Contestants could only use certain drawn balls to put towards their game, determined by correctly guessing whether the next number is either red or black, odd or even, depending on the rules given by host.

The minigames and their rules are as follows:
- Bingo 500: The contestant aims to have all their bingo balls drawn add up to 500. In order to be credited to the total, the contestant has to correctly guess that the next drawn ball is odd or even or its text is colored red or black depending on the rules given by the host.
- 9 Ball: The contestant aims to eliminate the billiard balls 1 to 9. In order for this to happen, the contestant must guess if the next drawn ball is odd or even or its text is colored red or black depending on the rules given by the host. A correct guess would eliminate the billiard balls corresponding to the digits on the drawn ball.
- Money Bags: The contestant chooses one of three ten-digit bank account numbers. The player has to eliminate the digits of the account number in the same way as in 9-Ball (if a digit appears at least twice in the number, all instances of that digit is eliminated). In order for this to happen, the contestant must guess if the text on the next drawn ball is colored red or black or if it is odd or even depending on the rules given by the host.
- High 7: The contestant has to draw six balls bearing the number 7 (such as "B-7," "I-17," etc.).

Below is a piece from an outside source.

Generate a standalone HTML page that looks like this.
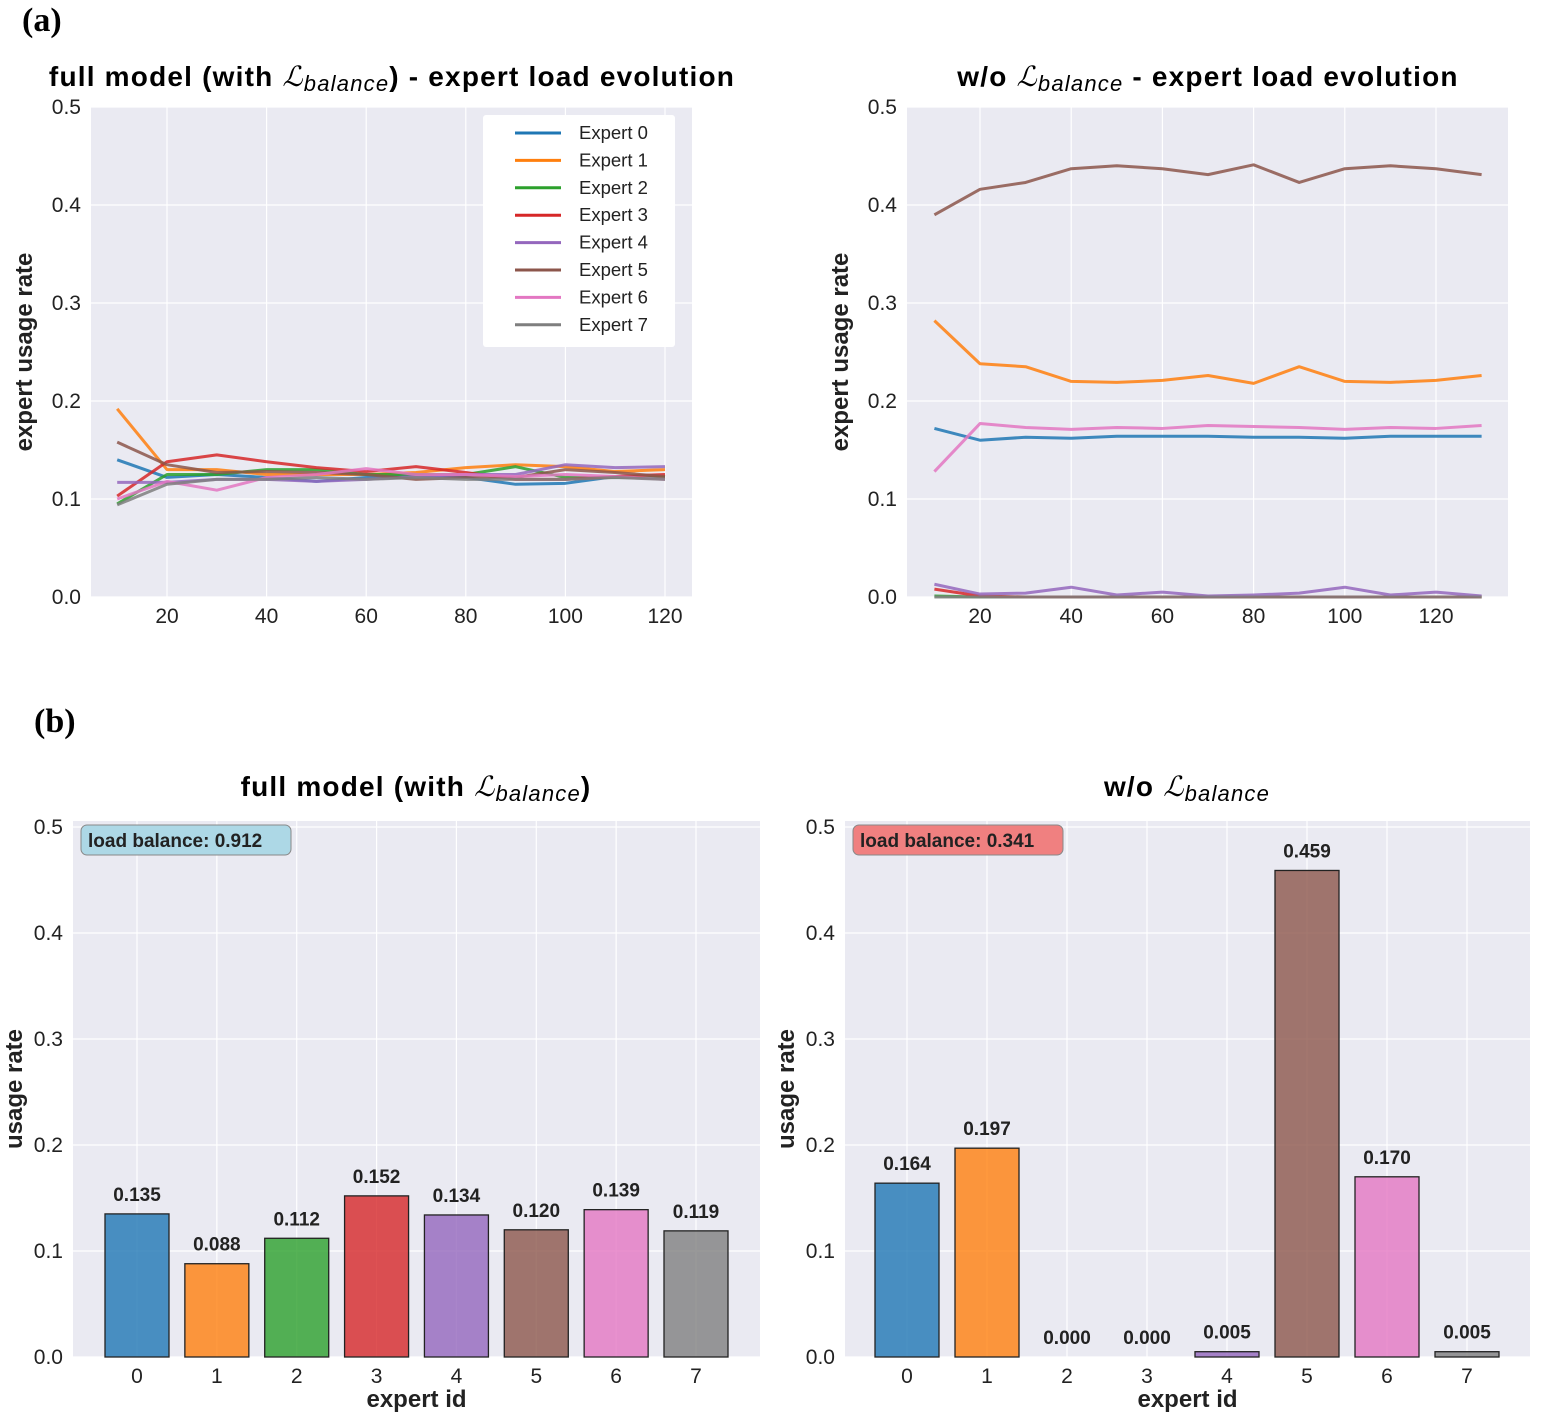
<!DOCTYPE html>
<html><head><meta charset="utf-8"><style>
body{margin:0;background:#fff;}
svg{display:block;font-family:"Liberation Sans",sans-serif;}
.tt{font-weight:bold;font-size:28px;letter-spacing:1.2px;}
</style></head><body>
<svg id="fig" width="1541" height="1418" viewBox="0 0 1541 1418" xmlns="http://www.w3.org/2000/svg">
<text x="22" y="31" font-family="Liberation Serif" font-weight="bold" font-size="34">(a)</text>
<text x="34" y="732" font-family="Liberation Serif" font-weight="bold" font-size="34">(b)</text>
<text class="tt" x="392" y="86" text-anchor="middle">full model (with <tspan font-family="Liberation Serif" font-style="italic" font-weight="normal">ℒ</tspan><tspan font-style="italic" font-weight="normal" font-size="22" dy="5">balance</tspan><tspan dy="-5">) - expert load evolution</tspan></text>
<text class="tt" x="1208" y="86" text-anchor="middle">w/o <tspan font-family="Liberation Serif" font-style="italic" font-weight="normal">ℒ</tspan><tspan font-style="italic" font-weight="normal" font-size="22" dy="5">balance</tspan><tspan dy="-5"> - expert load evolution</tspan></text>
<text class="tt" x="416" y="796" text-anchor="middle">full model (with <tspan font-family="Liberation Serif" font-style="italic" font-weight="normal">ℒ</tspan><tspan font-style="italic" font-weight="normal" font-size="22" dy="5">balance</tspan><tspan dy="-5">)</tspan></text>
<text class="tt" x="1187" y="796" text-anchor="middle">w/o <tspan font-family="Liberation Serif" font-style="italic" font-weight="normal">ℒ</tspan><tspan font-style="italic" font-weight="normal" font-size="22" dy="5">balance</tspan></text>
</svg>
<script>
const colors=['#1f77b4','#ff7f0e','#2ca02c','#d62728','#9467bd','#8c564b','#e377c2','#7f7f7f'];
const xFull=[10,20,30,40,50,60,70,80,90,100,110,120];
const full0=[0.14,0.122,0.125,0.122,0.118,0.122,0.125,0.122,0.115,0.116,0.123,0.122];
const full1=[0.192,0.13,0.13,0.125,0.125,0.125,0.127,0.132,0.135,0.133,0.128,0.13];
const full2=[0.095,0.125,0.125,0.13,0.13,0.125,0.125,0.125,0.133,0.122,0.122,0.122];
const full3=[0.103,0.138,0.145,0.138,0.132,0.128,0.133,0.127,0.12,0.12,0.123,0.125];
const full4=[0.117,0.117,0.12,0.12,0.118,0.12,0.123,0.125,0.125,0.135,0.132,0.133];
const full5=[0.158,0.135,0.127,0.128,0.127,0.125,0.12,0.122,0.122,0.13,0.127,0.123];
const full6=[0.1,0.118,0.109,0.122,0.125,0.131,0.125,0.125,0.123,0.125,0.123,0.12];
const full7=[0.094,0.115,0.12,0.12,0.122,0.12,0.122,0.12,0.12,0.12,0.122,0.12];
const xWo=[10,20,30,40,50,60,70,80,90,100,110,120,130];
const wo0=[0.172,0.16,0.163,0.162,0.164,0.164,0.164,0.163,0.163,0.162,0.164,0.164,0.164];
const wo1=[0.282,0.238,0.235,0.22,0.219,0.221,0.226,0.218,0.235,0.22,0.219,0.221,0.226];
const wo2=[0.001,0,0,0,0,0,0,0,0,0,0,0,0];
const wo3=[0.008,0.001,0,0,0,0,0,0,0,0,0,0,0];
const wo4=[0.013,0.003,0.004,0.01,0.002,0.005,0.001,0.002,0.004,0.01,0.002,0.005,0.001];
const wo5=[0.39,0.416,0.423,0.437,0.44,0.437,0.431,0.441,0.423,0.437,0.44,0.437,0.431];
const wo6=[0.128,0.177,0.173,0.171,0.173,0.172,0.175,0.174,0.173,0.171,0.173,0.172,0.175];
const wo7=[0,0,0,0,0,0,0,0,0,0,0,0,0];
const yTicks=[0,0.1,0.2,0.3,0.4,0.5];
const yTickLabels=['0.0','0.1','0.2','0.3','0.4','0.5'];
const xTicksLine=[20,40,60,80,100,120];
const expertIds=[0,1,2,3,4,5,6,7];
const barsFull=[0.135,0.088,0.112,0.152,0.134,0.120,0.139,0.119];
const barsWo=[0.164,0.197,0.000,0.000,0.005,0.459,0.170,0.005];
const legendLabels=['Expert 0','Expert 1','Expert 2','Expert 3','Expert 4','Expert 5','Expert 6','Expert 7'];

const NS='http://www.w3.org/2000/svg';
const svg=document.getElementById('fig');
function mk(tag,attrs,parent){const e=document.createElementNS(NS,tag);for(const k in attrs)e.setAttribute(k,attrs[k]);(parent||svg).appendChild(e);return e;}

function axes(p){
  const g=mk('g',{});
  
  
  mk('rect',{x:p.x0,y:p.top,width:p.x1-p.x0,height:p.bottom-p.top,fill:'#eaeaf2'},g);
  yTicks.forEach((t,i)=>{const y=p.sy(t);
    mk('line',{x1:p.x0,x2:p.x1,y1:y,y2:y,stroke:'#fff','stroke-width':1.2},g);
    const tx=mk('text',{x:p.x0-10,y:y+7,'text-anchor':'end','font-size':21,fill:'#222'},g);tx.textContent=yTickLabels[i];
    
    
  });
  p.xt.forEach((t,i)=>{const x=p.sx(t);
    mk('line',{x1:x,x2:x,y1:p.top,y2:p.bottom,stroke:'#fff','stroke-width':1.2},g);
    const tx=mk('text',{x:x,y:p.bottom+26,'text-anchor':'middle','font-size':21,fill:'#222'},g);tx.textContent=String(t);
    
    
  });
  const yl=mk('text',{x:0,y:0,transform:`translate(${p.ylx},${(p.top+p.bottom)/2}) rotate(-90)`,'text-anchor':'middle','font-size':24,'font-weight':'bold',fill:'#222'},g);
  yl.textContent=p.ylabel;
  
  
  if(p.xlabel){const xl=mk('text',{x:(p.x0+p.x1)/2,y:p.bottom+50,'text-anchor':'middle','font-size':24,'font-weight':'bold',fill:'#222'},g);xl.textContent=p.xlabel;
    
    }
  return g;
}
function lin(d0,d1,r0,r1){return v=>r0+(v-d0)*(r1-r0)/(d1-d0);}

const tl={name:'chart-full-evolution',x0:91,x1:692,top:107,bottom:597,xt:xTicksLine,ylx:32,ylabel:'expert usage rate',
  sx:lin(20,120,167,665),sy:lin(0,0.5,597,107)};
const gtl=axes(tl);
[full0,full1,full2,full3,full4,full5,full6,full7].forEach((s,k)=>{
  const pl=mk('polyline',{points:s.map((v,i)=>tl.sx(xFull[i])+','+tl.sy(v)).join(' '),fill:'none',stroke:colors[k],'stroke-width':3,'stroke-opacity':0.85,'stroke-linejoin':'round'},gtl);
  
  
});
const lg=mk('g',{},gtl);


mk('rect',{x:483,y:115,width:192,height:232,fill:'#fff',rx:3},lg);
legendLabels.forEach((l,k)=>{const y=133+k*27.4;
  const e=mk('g',{},lg);
  
  
  mk('line',{x1:515,x2:561,y1:y,y2:y,stroke:colors[k],'stroke-width':3},e);
  const t=mk('text',{x:579,y:y+6,'font-size':18.5,fill:'#222'},e);t.textContent=l;});

const tr={name:'chart-wo-evolution',x0:907,x1:1508,top:107,bottom:597,xt:xTicksLine,ylx:848,ylabel:'expert usage rate',
  sx:lin(20,120,980,1436),sy:lin(0,0.5,597,107)};
const gtr=axes(tr);
[wo0,wo1,wo2,wo3,wo4,wo5,wo6,wo7].forEach((s,k)=>{
  const pl=mk('polyline',{points:s.map((v,i)=>tr.sx(xWo[i])+','+tr.sy(v)).join(' '),fill:'none',stroke:colors[k],'stroke-width':3,'stroke-opacity':0.85,'stroke-linejoin':'round'},gtr);
  
  
});

function barChart(p,vals,boxText,boxFill){
  const g=axes(p);
  vals.forEach((v,k)=>{const x=p.sx(expertIds[k]);const y=p.sy(v);
    const r=mk('rect',{x:x-32,y:y,width:64,height:p.sy(0)-y,fill:colors[k],'fill-opacity':0.8,stroke:'#222','stroke-width':1.3},g);
    
    
    const t=mk('text',{x:x,y:y-13,'text-anchor':'middle','font-size':19,'font-weight':'bold',fill:'#222'},g);t.textContent=v.toFixed(3);
    
    
  });
  const b=mk('g',{},g);
  
  
  mk('rect',{x:p.x0+8,y:825,width:210,height:30,rx:6,fill:boxFill,stroke:'#888','stroke-width':1},b);
  const t=mk('text',{x:p.x0+15,y:847,'font-size':19,'font-weight':'bold',fill:'#222'},b);t.textContent=boxText;
}
const bl={name:'chart-full-bars',x0:73,x1:760,top:821,bottom:1357,xt:expertIds,ylx:22,ylabel:'usage rate',xlabel:'expert id',
  sx:lin(0,7,137,696),sy:lin(0,0.5,1357,827)};
barChart(bl,barsFull,'load balance: 0.912','#add8e6');
const br={name:'chart-wo-bars',x0:845,x1:1530,top:821,bottom:1357,xt:expertIds,ylx:794,ylabel:'usage rate',xlabel:'expert id',
  sx:lin(0,7,907,1467),sy:lin(0,0.5,1357,827)};
barChart(br,barsWo,'load balance: 0.341','#f08080');
</script>
</body></html>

- Around the Philippines: Twelve Philippine place names are listed. The player must eliminate each of the twelve by correctly guessing if the next drawn ball is odd or even or if the text is red or black depending on the rules given by the host.
- Bingo Crossword: Two of the word bingo, intersected at letter I, crossword-style, is shown. The contestant must guess if the text of the next ball drawn is colored red or black. A correct guess would highlight a letter corresponding to the one on the drawn ball. In order to win, the player must have the word "BINGO" highlighted both vertically and horizontally on the puzzle.

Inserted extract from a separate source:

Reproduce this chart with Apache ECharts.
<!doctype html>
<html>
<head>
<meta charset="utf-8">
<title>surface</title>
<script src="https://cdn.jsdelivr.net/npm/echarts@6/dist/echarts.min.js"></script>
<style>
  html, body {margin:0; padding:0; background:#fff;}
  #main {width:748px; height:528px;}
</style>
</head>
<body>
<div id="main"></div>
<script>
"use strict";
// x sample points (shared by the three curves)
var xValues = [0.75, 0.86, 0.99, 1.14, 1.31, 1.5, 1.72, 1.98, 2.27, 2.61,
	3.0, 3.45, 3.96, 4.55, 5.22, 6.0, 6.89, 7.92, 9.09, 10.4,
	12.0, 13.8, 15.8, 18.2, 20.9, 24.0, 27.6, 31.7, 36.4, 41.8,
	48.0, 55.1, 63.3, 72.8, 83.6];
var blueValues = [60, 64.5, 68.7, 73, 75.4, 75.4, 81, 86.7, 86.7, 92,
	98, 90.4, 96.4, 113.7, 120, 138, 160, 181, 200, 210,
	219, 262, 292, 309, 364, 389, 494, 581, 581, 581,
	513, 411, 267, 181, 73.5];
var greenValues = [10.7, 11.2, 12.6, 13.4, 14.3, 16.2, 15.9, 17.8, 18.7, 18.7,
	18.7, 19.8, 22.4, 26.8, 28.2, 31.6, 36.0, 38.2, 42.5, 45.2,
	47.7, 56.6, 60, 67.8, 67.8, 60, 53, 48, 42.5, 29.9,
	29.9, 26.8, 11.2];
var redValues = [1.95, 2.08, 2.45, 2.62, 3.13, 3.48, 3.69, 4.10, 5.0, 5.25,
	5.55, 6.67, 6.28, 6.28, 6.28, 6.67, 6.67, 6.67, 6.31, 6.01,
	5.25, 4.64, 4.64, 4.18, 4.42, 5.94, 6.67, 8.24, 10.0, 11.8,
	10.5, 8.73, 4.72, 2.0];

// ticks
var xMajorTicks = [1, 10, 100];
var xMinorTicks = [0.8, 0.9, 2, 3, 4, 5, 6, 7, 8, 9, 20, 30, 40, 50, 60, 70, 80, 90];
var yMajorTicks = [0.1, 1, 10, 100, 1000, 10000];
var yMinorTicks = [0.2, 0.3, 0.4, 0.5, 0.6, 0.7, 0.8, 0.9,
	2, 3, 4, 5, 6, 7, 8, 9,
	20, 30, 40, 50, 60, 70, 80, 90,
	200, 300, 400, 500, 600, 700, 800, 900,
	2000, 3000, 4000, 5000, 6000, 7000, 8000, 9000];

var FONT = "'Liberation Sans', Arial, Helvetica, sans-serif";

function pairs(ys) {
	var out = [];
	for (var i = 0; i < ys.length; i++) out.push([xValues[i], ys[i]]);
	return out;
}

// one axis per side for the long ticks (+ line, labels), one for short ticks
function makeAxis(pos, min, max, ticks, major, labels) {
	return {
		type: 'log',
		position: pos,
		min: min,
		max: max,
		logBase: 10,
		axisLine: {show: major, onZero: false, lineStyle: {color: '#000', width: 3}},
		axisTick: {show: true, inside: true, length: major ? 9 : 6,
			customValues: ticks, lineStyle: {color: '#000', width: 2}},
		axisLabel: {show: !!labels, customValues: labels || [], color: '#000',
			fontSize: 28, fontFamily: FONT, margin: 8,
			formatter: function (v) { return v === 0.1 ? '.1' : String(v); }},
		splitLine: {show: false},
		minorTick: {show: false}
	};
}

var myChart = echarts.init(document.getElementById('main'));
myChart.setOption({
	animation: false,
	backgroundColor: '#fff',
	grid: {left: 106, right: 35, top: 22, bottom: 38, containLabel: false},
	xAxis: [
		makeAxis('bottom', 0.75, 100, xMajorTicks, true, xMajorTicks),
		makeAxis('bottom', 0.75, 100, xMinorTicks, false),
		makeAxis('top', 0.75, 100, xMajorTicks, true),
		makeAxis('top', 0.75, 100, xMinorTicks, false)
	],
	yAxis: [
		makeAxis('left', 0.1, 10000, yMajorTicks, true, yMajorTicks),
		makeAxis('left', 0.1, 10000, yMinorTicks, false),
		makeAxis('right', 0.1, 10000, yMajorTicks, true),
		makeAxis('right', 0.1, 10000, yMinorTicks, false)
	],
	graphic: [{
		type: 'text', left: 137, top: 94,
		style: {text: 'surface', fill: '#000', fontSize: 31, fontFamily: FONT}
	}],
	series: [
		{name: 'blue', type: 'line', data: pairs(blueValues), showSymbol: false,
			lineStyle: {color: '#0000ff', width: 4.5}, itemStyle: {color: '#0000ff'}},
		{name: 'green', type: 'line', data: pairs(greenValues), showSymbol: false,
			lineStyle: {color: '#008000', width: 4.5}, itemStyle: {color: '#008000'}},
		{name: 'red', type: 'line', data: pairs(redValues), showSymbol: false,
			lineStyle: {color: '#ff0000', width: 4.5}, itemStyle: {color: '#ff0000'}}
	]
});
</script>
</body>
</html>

During the duration of the program's run, there have been eleven millionaires and one millionaire team.

==Homeviewer game==
Home viewers could collect pre-printed game cards by exchanging proofs-of-purchase of the show's sponsors or purchase items totaling a certain amount, depending on the sponsor. 20 numbers are drawn and nine of those numbers should appear in an X-pattern on the card for it to be declared a winning card. Winning cards could be redeemed for a single ₱150,000 daily cash prize and a ₱50,000 bonus cash prize. Holders of the cards must register the cards' serial numbers through SMS in order for the cards to be qualified for the additional bonus cash prize. An additional ₱50,000 is added to the bonus cash prize for every day it is not won by a registered bingo card holder. Also, in case there is more than one winner, regardless of whether or not they were registered, they would have to share the daily cash prize. Only one registered card holder could win the bonus prize, and if there is more than registered winning card holder, the prize is raffled off. Also, cards are playable for one week (five episodes), but the set of drawn balls for the cards is different for each day of the week. The balls drawn for this game are different from those used in the studio games.

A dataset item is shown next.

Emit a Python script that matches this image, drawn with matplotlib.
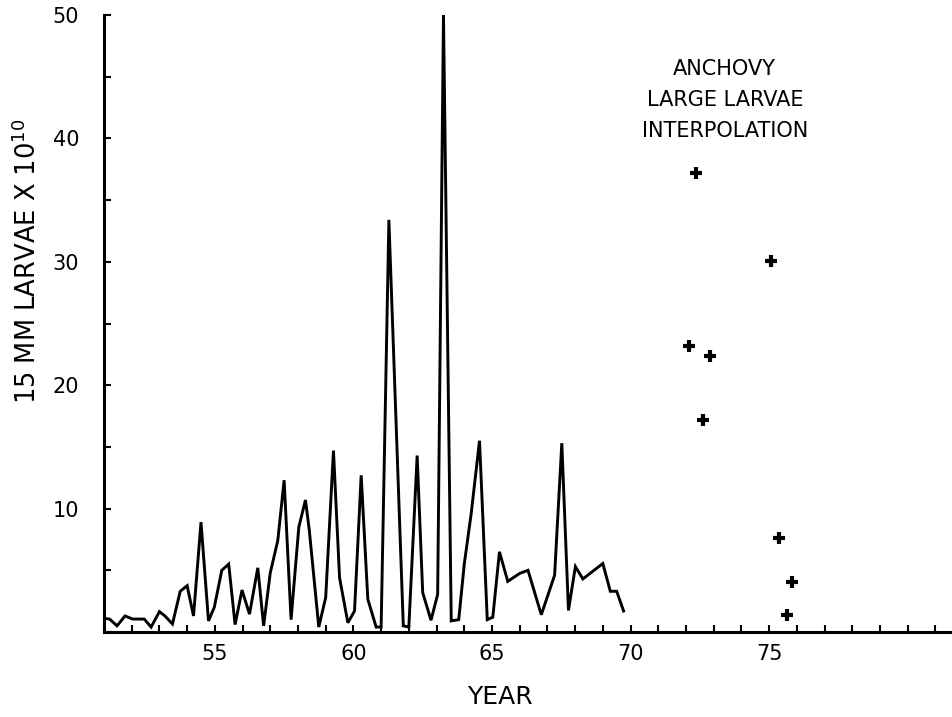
import matplotlib
matplotlib.use("Agg")
import matplotlib.pyplot as plt
from matplotlib.ticker import MultipleLocator, FixedLocator

# Line series: year vs 15 mm larvae (x 10^10)
years = [51.0, 51.2, 51.47, 51.76, 52.03, 52.45, 52.7, 53.0, 53.2, 53.47,
         53.75, 54.0, 54.23, 54.5, 54.77, 54.98, 55.25, 55.5, 55.73, 55.98,
         56.25, 56.55, 56.76, 57.0, 57.27, 57.5, 57.75, 58.03, 58.27, 58.41,
         58.75, 59.0, 59.28, 59.5, 59.8, 60.04, 60.28, 60.52, 60.82, 61.0,
         61.28, 61.8, 62.0, 62.3, 62.5, 62.8, 63.04, 63.25, 63.53, 63.8,
         64.0, 64.25, 64.55, 64.83, 65.03, 65.27, 65.57, 66.0, 66.3, 66.78,
         67.26, 67.52, 67.76, 68.01, 68.28, 69.0, 69.27, 69.5, 69.75]
larvae = [1.1, 1.05, 0.5, 1.3, 1.05, 1.05, 0.4, 1.65, 1.3, 0.65,
          3.3, 3.75, 1.3, 8.9, 0.9, 2.0, 5.0, 5.5, 0.6, 3.4,
          1.45, 5.2, 0.5, 4.8, 7.4, 12.3, 1.0, 8.5, 10.7, 8.2,
          0.4, 2.8, 14.7, 4.4, 0.75, 1.7, 12.7, 2.65, 0.4, 0.4,
          33.4, 0.5, 0.4, 14.3, 3.2, 0.95, 3.05, 50.0, 0.9, 1.0,
          5.5, 9.6, 15.5, 1.0, 1.2, 6.5, 4.1, 4.75, 5.0, 1.4,
          4.6, 15.3, 1.75, 5.3, 4.3, 5.55, 3.3, 3.3, 1.7]

# Interpolation points
interp_years = [72.37, 75.08, 72.1, 72.88, 72.62, 75.35, 75.84, 75.64]
interp_vals = [37.2, 30.1, 23.2, 22.4, 17.2, 7.6, 4.07, 1.4]

xtick_labels = [55, 60, 65, 70, 75]
ytick_labels = [10, 20, 30, 40, 50]

W, H = 952, 717
fig = plt.figure(figsize=(W / 100, H / 100), dpi=100)
ax = fig.add_axes([104 / W, (H - 632) / H, (W - 104) / W, (632 - 15) / H])

ax.plot(years, larvae, color="black", lw=2.1, solid_joinstyle="miter")
ax.plot(interp_years, interp_vals, linestyle="none", marker="+",
        color="black", ms=9, mew=3)

ax.set_xlim(51.0, 81.6)
ax.set_ylim(0, 50)

ax.spines["top"].set_visible(False)
ax.spines["right"].set_visible(False)
for s in ("left", "bottom"):
    ax.spines[s].set_linewidth(2.2)

ax.xaxis.set_major_locator(FixedLocator(xtick_labels))
ax.xaxis.set_minor_locator(MultipleLocator(1))
ax.yaxis.set_major_locator(FixedLocator(ytick_labels))
ax.yaxis.set_minor_locator(MultipleLocator(5))

ax.tick_params(axis="x", which="both", direction="in", length=5, width=1.5,
               labelsize=15, pad=9)
ax.tick_params(axis="y", which="both", direction="in", length=5, width=1.5,
               labelsize=15, pad=18)

fig.text(28 / W, 1 - 261 / H, r"15 MM LARVAE X 10$^{10}$", rotation=90,
         ha="center", va="center", fontsize=18.5)
fig.text(500 / W, 1 - 697 / H, "YEAR", ha="center", va="center", fontsize=18)

ax.text(73.4, 45.6, "ANCHOVY", ha="center", va="center", fontsize=15)
ax.text(73.4, 43.1, "LARGE LARVAE", ha="center", va="center", fontsize=15)
ax.text(73.4, 40.6, "INTERPOLATION", ha="center", va="center", fontsize=15)

fig.savefig("out.png", dpi=100)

A second homeviewers' game is also launched viewers note and send via SMS the last ball of each of the two games in the episode. The cash prize the winner receives depends on who won on the two games. If one solo player wins a million, the homeviewer winner gets ₱100,000. If both solo players win a million each, the homeviewer would win ₱200,000. If both solo players are beaten by at least a studio contestant each, the winning viewer would receive ₱10,000. The rules were slightly modified since the rule change to one game per episode, wherein the last ball drawn should be noted.